The potential “junior GCBs” on the site will cater to the underserved mid-tier segment of detached houses - the market between GCBs and entry-level bungalows, Mr Singh added.

“There has been no large-scale project of new GCBs, whether ‘junior’ or conventional, for a very long time. The closest proxy would be bungalows at Sentosa Cove, launched between 2005 and 2010,” he said.

CBRE’s Mr Tay believes the proposed “junior GCBs” will appeal to buyers and upgraders seeking bungalow ownership in a new estate that is also part of a GCB Area.
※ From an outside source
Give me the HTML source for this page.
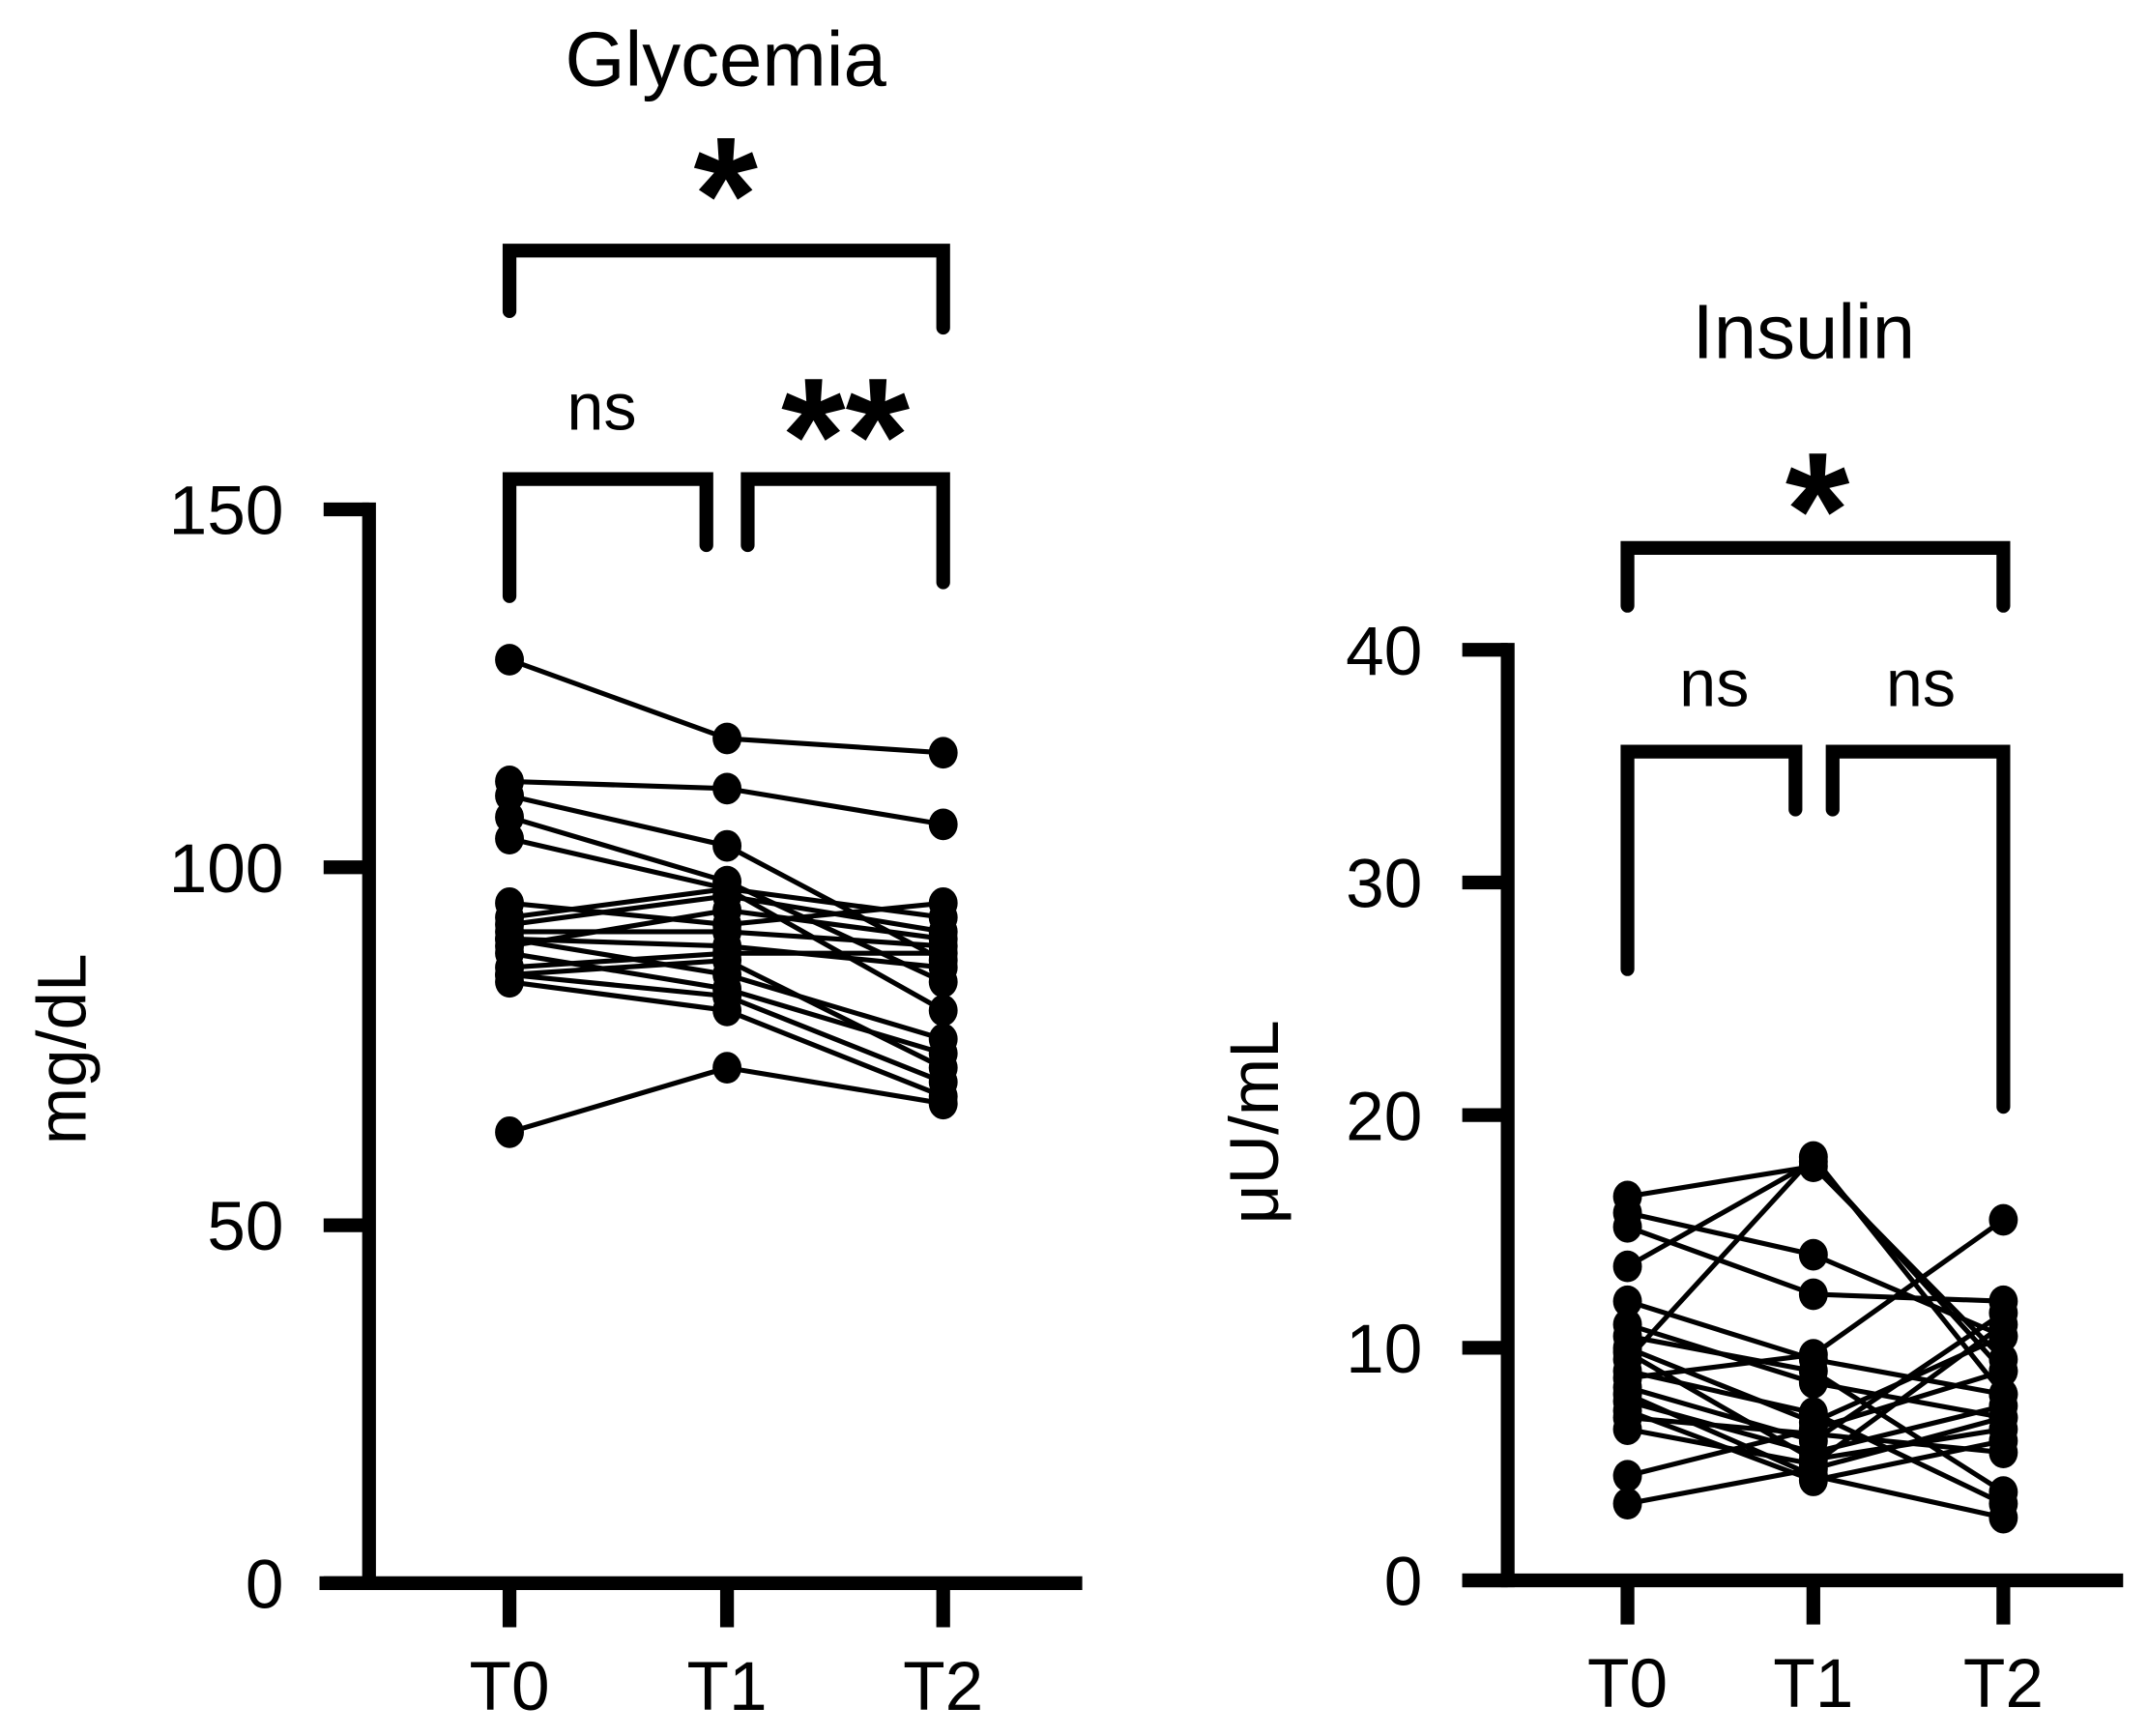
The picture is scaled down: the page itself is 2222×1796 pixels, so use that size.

“In addition to the bungalow redevelopment potential, we understand that URA may also be prepared to consider a proposal for the site to be redeveloped into a retirement village, subject to detailed evaluation,” said Mr Tay.

According to the consultants, the last sizeable leasehold site in the core central region sold for landed homes changed hands in 2013. It was a 400,000 square foot site on Coronation Road which transacted for S$908 psf, they added.

And within Caldecott Hill Estate, prices of freehold GCB plots have ranged from S$1,050 to S$1,200 psf in the past two years, the consultants noted.

As there are no direct comparables of leasehold “junior GCBs”, CBRE and Showsuite cited transactions of other prime detached houses. Priced at the top of the range are new freehold GCBs spanning over 1,400 sq m in land; the most recent two such houses were sold at an average price of S$37.5 million.

Next would be older freehold GCBs above 1,400 sq m - 27 of such bungalows changed hands at an average of S$27 million in 2019 and 2020.

Meanwhile, during the same period, 12 Sentosa Cove bungalows, which have leasehold tenures and can be owned by foreigners, fetched S$18.5 million on average.